▶ Task goal:
Set every record down verbatim and omit the pictures.

▶ Records for processing:
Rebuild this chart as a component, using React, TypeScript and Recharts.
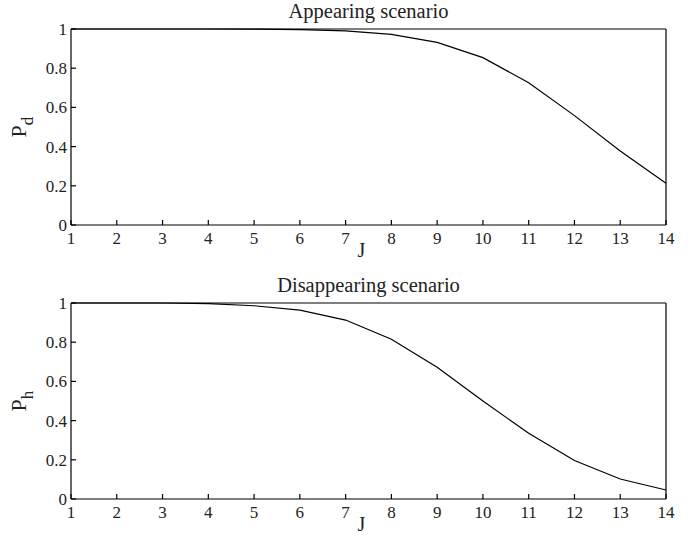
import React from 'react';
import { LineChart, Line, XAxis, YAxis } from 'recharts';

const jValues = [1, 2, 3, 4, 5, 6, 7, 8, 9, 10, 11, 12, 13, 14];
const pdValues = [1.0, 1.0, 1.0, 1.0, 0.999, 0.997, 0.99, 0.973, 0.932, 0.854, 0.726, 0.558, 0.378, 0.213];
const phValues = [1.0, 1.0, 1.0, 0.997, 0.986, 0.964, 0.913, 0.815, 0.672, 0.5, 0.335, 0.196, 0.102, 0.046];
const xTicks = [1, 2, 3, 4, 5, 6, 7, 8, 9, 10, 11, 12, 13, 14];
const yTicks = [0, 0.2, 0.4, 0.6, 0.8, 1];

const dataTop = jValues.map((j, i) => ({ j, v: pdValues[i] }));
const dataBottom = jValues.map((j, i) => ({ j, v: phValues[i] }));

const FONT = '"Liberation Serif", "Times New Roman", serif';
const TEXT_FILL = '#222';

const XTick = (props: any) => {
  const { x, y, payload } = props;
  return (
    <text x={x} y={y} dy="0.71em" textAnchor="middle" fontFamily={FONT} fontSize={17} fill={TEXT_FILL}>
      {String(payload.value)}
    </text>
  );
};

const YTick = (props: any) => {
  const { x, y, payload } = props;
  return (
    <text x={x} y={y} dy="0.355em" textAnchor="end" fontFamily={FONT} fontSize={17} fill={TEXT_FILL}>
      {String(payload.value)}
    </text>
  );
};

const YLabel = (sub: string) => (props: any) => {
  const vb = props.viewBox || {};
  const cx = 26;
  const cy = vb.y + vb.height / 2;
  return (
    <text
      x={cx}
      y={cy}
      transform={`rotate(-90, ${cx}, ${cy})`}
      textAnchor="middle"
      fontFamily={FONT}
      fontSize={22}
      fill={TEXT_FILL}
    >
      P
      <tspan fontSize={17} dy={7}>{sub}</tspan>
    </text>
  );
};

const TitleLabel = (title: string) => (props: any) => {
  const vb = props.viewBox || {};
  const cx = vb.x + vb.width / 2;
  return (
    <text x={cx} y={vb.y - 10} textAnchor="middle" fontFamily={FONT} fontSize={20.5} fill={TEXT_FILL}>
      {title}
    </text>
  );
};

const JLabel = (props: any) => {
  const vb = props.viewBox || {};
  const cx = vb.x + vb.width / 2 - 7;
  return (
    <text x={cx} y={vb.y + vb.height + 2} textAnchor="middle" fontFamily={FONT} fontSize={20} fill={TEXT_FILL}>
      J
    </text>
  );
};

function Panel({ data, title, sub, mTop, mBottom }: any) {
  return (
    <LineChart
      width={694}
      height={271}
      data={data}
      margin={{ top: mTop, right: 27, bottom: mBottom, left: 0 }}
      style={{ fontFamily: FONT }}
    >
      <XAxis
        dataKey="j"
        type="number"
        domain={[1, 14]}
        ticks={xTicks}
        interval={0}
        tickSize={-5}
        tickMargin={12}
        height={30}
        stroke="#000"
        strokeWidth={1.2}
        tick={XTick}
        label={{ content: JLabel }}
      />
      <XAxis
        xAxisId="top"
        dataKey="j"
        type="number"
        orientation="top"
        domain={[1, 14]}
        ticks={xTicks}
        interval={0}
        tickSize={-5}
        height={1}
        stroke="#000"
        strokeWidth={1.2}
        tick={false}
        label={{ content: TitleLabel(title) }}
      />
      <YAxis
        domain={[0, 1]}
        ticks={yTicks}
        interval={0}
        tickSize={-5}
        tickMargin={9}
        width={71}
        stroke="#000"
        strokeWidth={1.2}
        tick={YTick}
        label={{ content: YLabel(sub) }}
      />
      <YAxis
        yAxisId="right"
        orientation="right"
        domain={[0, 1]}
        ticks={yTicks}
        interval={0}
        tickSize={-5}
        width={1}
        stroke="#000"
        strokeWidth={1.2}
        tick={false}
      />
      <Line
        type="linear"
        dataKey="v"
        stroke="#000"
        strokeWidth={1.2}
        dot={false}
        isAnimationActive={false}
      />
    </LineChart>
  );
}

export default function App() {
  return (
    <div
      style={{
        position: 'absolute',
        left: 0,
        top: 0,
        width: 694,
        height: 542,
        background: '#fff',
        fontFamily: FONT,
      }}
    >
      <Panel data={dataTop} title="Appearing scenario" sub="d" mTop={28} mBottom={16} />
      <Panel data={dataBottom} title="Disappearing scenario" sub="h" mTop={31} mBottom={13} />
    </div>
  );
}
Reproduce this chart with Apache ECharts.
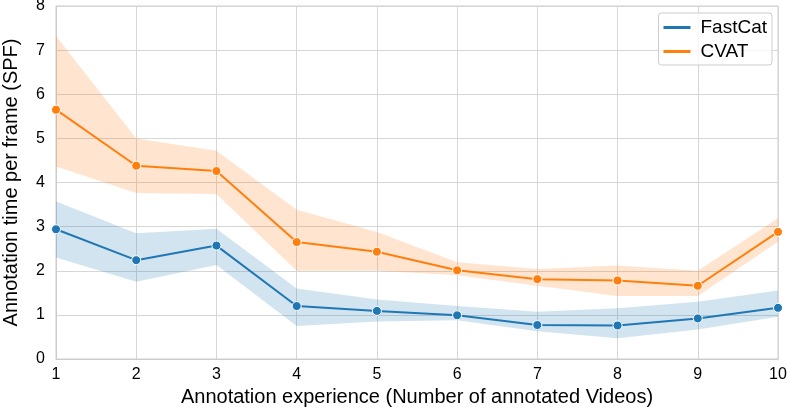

▶ Answer to this exercise:
Rebuild this chart as a component, using React, TypeScript and Recharts.
import React from 'react';
import { LineChart, Line, XAxis, YAxis } from 'recharts';

const jValues = [1, 2, 3, 4, 5, 6, 7, 8, 9, 10, 11, 12, 13, 14];
const pdValues = [1.0, 1.0, 1.0, 1.0, 0.999, 0.997, 0.99, 0.973, 0.932, 0.854, 0.726, 0.558, 0.378, 0.213];
const phValues = [1.0, 1.0, 1.0, 0.997, 0.986, 0.964, 0.913, 0.815, 0.672, 0.5, 0.335, 0.196, 0.102, 0.046];
const xTicks = [1, 2, 3, 4, 5, 6, 7, 8, 9, 10, 11, 12, 13, 14];
const yTicks = [0, 0.2, 0.4, 0.6, 0.8, 1];

const dataTop = jValues.map((j, i) => ({ j, v: pdValues[i] }));
const dataBottom = jValues.map((j, i) => ({ j, v: phValues[i] }));

const FONT = '"Liberation Serif", "Times New Roman", serif';
const TEXT_FILL = '#222';

const XTick = (props: any) => {
  const { x, y, payload } = props;
  return (
    <text x={x} y={y} dy="0.71em" textAnchor="middle" fontFamily={FONT} fontSize={17} fill={TEXT_FILL}>
      {String(payload.value)}
    </text>
  );
};

const YTick = (props: any) => {
  const { x, y, payload } = props;
  return (
    <text x={x} y={y} dy="0.355em" textAnchor="end" fontFamily={FONT} fontSize={17} fill={TEXT_FILL}>
      {String(payload.value)}
    </text>
  );
};

const YLabel = (sub: string) => (props: any) => {
  const vb = props.viewBox || {};
  const cx = 26;
  const cy = vb.y + vb.height / 2;
  return (
    <text
      x={cx}
      y={cy}
      transform={`rotate(-90, ${cx}, ${cy})`}
      textAnchor="middle"
      fontFamily={FONT}
      fontSize={22}
      fill={TEXT_FILL}
    >
      P
      <tspan fontSize={17} dy={7}>{sub}</tspan>
    </text>
  );
};

const TitleLabel = (title: string) => (props: any) => {
  const vb = props.viewBox || {};
  const cx = vb.x + vb.width / 2;
  return (
    <text x={cx} y={vb.y - 10} textAnchor="middle" fontFamily={FONT} fontSize={20.5} fill={TEXT_FILL}>
      {title}
    </text>
  );
};

const JLabel = (props: any) => {
  const vb = props.viewBox || {};
  const cx = vb.x + vb.width / 2 - 7;
  return (
    <text x={cx} y={vb.y + vb.height + 2} textAnchor="middle" fontFamily={FONT} fontSize={20} fill={TEXT_FILL}>
      J
    </text>
  );
};

function Panel({ data, title, sub, mTop, mBottom }: any) {
  return (
    <LineChart
      width={694}
      height={271}
      data={data}
      margin={{ top: mTop, right: 27, bottom: mBottom, left: 0 }}
      style={{ fontFamily: FONT }}
    >
      <XAxis
        dataKey="j"
        type="number"
        domain={[1, 14]}
        ticks={xTicks}
        interval={0}
        tickSize={-5}
        tickMargin={12}
        height={30}
        stroke="#000"
        strokeWidth={1.2}
        tick={XTick}
        label={{ content: JLabel }}
      />
      <XAxis
        xAxisId="top"
        dataKey="j"
        type="number"
        orientation="top"
        domain={[1, 14]}
        ticks={xTicks}
        interval={0}
        tickSize={-5}
        height={1}
        stroke="#000"
        strokeWidth={1.2}
        tick={false}
        label={{ content: TitleLabel(title) }}
      />
      <YAxis
        domain={[0, 1]}
        ticks={yTicks}
        interval={0}
        tickSize={-5}
        tickMargin={9}
        width={71}
        stroke="#000"
        strokeWidth={1.2}
        tick={YTick}
        label={{ content: YLabel(sub) }}
      />
      <YAxis
        yAxisId="right"
        orientation="right"
        domain={[0, 1]}
        ticks={yTicks}
        interval={0}
        tickSize={-5}
        width={1}
        stroke="#000"
        strokeWidth={1.2}
        tick={false}
      />
      <Line
        type="linear"
        dataKey="v"
        stroke="#000"
        strokeWidth={1.2}
        dot={false}
        isAnimationActive={false}
      />
    </LineChart>
  );
}

export default function App() {
  return (
    <div
      style={{
        position: 'absolute',
        left: 0,
        top: 0,
        width: 694,
        height: 542,
        background: '#fff',
        fontFamily: FONT,
      }}
    >
      <Panel data={dataTop} title="Appearing scenario" sub="d" mTop={28} mBottom={16} />
      <Panel data={dataBottom} title="Disappearing scenario" sub="h" mTop={31} mBottom={13} />
    </div>
  );
}
Reproduce this chart with Apache ECharts.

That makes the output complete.